* **Set task**
Retype the opening lines of the data exactly, stopping after the line that contains "import seaborn as sns". Skip every picture.

============================================================

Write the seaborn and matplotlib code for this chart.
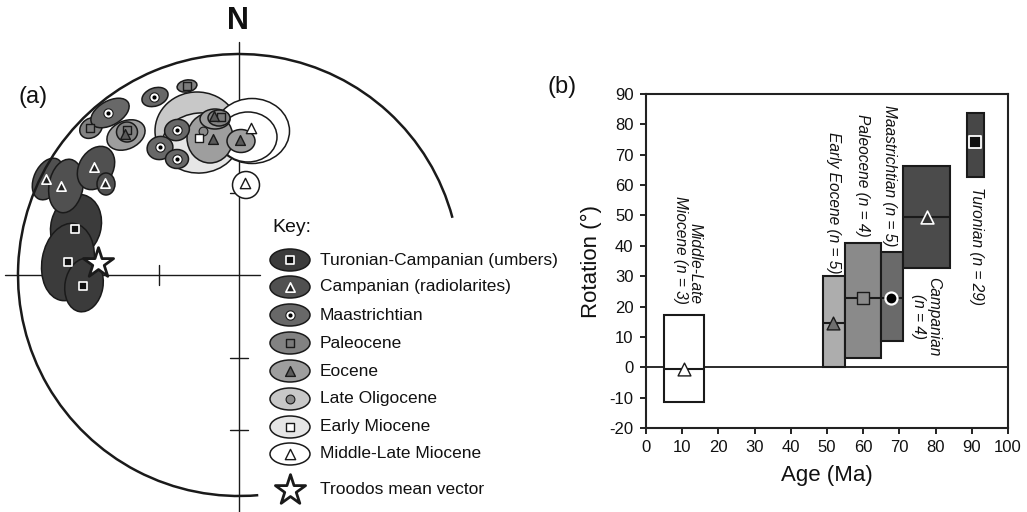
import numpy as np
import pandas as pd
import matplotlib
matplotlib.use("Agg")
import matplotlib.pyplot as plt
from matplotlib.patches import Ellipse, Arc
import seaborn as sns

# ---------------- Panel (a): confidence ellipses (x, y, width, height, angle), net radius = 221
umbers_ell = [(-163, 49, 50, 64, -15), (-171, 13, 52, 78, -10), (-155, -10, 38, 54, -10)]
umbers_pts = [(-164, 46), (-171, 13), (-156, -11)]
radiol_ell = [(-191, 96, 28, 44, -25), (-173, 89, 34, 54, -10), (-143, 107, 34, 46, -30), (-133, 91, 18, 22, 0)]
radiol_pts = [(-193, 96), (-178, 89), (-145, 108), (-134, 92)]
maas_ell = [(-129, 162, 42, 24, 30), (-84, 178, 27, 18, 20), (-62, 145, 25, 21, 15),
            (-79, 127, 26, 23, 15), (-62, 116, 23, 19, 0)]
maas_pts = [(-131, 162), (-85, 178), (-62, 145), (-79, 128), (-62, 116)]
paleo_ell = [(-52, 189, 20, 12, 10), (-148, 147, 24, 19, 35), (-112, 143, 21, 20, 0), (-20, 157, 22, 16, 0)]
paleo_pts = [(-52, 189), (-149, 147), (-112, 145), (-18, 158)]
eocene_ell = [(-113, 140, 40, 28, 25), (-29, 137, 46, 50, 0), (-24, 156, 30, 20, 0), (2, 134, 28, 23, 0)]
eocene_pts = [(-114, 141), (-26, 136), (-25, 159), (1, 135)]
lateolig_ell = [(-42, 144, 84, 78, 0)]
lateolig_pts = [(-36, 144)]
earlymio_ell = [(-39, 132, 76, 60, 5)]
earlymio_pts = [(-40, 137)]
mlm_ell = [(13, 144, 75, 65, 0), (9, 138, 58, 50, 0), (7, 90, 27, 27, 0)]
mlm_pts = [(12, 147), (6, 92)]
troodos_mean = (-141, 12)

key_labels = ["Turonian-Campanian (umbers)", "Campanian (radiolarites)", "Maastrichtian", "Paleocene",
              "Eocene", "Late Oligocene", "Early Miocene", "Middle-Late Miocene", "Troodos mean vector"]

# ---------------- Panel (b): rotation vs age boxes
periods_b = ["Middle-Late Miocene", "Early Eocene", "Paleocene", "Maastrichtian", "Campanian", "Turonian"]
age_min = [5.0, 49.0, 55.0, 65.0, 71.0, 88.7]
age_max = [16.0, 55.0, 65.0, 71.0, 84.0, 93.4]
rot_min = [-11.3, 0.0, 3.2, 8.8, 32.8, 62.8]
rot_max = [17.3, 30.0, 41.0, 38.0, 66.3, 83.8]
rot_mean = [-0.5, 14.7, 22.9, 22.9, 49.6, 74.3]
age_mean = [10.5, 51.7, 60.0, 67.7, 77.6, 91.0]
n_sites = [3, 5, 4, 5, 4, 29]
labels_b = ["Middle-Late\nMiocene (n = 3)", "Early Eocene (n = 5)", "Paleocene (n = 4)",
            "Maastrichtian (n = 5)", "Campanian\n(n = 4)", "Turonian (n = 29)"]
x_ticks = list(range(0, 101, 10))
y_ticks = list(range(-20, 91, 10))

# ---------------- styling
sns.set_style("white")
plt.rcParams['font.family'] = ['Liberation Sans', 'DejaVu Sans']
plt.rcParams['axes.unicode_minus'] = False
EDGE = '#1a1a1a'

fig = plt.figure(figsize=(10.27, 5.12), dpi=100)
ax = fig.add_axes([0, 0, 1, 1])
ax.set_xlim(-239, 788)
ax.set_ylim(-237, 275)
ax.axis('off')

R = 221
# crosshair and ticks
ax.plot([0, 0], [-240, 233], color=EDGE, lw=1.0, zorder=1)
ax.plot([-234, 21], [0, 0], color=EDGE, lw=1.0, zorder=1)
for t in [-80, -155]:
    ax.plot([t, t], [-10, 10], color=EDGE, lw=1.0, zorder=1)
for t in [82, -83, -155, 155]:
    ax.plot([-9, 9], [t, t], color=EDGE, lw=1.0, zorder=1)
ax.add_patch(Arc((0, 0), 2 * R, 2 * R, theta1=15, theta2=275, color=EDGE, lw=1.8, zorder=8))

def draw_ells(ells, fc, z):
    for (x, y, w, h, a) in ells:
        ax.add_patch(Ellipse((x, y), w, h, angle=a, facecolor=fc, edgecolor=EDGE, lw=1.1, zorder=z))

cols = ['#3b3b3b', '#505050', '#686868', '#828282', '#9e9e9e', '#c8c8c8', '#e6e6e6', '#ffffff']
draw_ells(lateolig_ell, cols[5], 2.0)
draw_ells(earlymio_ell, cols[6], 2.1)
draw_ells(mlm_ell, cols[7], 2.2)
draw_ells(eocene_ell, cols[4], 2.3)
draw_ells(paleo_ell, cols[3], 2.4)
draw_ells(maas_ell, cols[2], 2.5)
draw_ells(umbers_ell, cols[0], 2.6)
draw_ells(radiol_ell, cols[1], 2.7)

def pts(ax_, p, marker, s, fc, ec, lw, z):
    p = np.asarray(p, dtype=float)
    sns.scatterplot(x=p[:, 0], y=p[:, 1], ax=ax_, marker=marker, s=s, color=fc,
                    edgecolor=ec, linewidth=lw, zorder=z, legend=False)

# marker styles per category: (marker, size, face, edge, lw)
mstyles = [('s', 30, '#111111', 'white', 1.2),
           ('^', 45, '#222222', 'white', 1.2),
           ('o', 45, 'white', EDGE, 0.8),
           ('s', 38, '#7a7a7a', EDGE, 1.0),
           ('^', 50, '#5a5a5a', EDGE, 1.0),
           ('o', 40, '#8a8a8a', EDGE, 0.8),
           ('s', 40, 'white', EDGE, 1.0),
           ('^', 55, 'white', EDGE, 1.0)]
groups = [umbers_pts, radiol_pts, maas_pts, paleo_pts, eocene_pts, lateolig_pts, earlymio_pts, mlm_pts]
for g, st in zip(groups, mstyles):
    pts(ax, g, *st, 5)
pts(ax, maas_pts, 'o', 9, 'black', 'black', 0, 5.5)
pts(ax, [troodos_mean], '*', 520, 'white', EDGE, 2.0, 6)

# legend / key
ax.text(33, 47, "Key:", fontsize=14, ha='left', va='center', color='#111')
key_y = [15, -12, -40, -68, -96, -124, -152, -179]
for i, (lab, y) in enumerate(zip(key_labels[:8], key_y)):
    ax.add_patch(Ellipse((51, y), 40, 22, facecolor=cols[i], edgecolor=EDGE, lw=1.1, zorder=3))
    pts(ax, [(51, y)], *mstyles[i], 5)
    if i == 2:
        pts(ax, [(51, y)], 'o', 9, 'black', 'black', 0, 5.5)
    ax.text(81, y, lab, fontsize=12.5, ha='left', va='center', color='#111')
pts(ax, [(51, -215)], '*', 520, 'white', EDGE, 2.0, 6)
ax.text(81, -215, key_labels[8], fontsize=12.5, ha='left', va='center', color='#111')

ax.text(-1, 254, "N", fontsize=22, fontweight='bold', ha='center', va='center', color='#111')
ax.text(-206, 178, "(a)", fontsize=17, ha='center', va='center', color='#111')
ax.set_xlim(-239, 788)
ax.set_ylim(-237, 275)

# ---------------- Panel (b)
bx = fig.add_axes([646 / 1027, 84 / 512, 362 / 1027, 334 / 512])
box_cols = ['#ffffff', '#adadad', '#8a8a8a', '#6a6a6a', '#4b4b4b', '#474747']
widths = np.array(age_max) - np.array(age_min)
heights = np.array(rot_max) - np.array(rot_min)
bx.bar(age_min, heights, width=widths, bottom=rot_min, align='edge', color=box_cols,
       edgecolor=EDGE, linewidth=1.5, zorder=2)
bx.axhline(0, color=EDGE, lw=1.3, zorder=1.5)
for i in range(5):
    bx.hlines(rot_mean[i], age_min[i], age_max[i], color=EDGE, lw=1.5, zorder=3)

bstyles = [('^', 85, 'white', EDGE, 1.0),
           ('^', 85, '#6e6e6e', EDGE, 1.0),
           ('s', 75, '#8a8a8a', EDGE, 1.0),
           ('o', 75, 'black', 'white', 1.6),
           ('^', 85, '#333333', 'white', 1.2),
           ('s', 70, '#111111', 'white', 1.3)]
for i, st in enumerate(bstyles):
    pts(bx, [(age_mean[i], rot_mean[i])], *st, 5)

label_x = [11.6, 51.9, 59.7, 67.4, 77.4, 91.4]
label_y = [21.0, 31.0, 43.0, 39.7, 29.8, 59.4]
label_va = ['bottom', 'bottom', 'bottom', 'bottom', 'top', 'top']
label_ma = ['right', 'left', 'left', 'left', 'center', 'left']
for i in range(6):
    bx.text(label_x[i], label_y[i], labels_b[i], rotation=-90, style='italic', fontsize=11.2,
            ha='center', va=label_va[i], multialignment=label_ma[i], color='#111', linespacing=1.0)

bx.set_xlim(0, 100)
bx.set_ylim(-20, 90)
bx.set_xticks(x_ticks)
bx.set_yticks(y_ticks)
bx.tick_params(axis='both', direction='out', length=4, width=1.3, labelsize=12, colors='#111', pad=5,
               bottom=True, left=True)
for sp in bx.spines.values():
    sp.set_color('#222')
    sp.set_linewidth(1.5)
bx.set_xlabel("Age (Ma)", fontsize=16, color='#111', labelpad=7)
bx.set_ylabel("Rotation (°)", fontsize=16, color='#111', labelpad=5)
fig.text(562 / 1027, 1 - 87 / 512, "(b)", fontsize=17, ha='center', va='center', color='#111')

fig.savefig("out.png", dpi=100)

============================================================

* **Solution to the exercise**
Write the seaborn and matplotlib code for this chart.
import numpy as np
import pandas as pd
import matplotlib
matplotlib.use("Agg")
import matplotlib.pyplot as plt
from matplotlib.patches import Ellipse, Arc
import seaborn as sns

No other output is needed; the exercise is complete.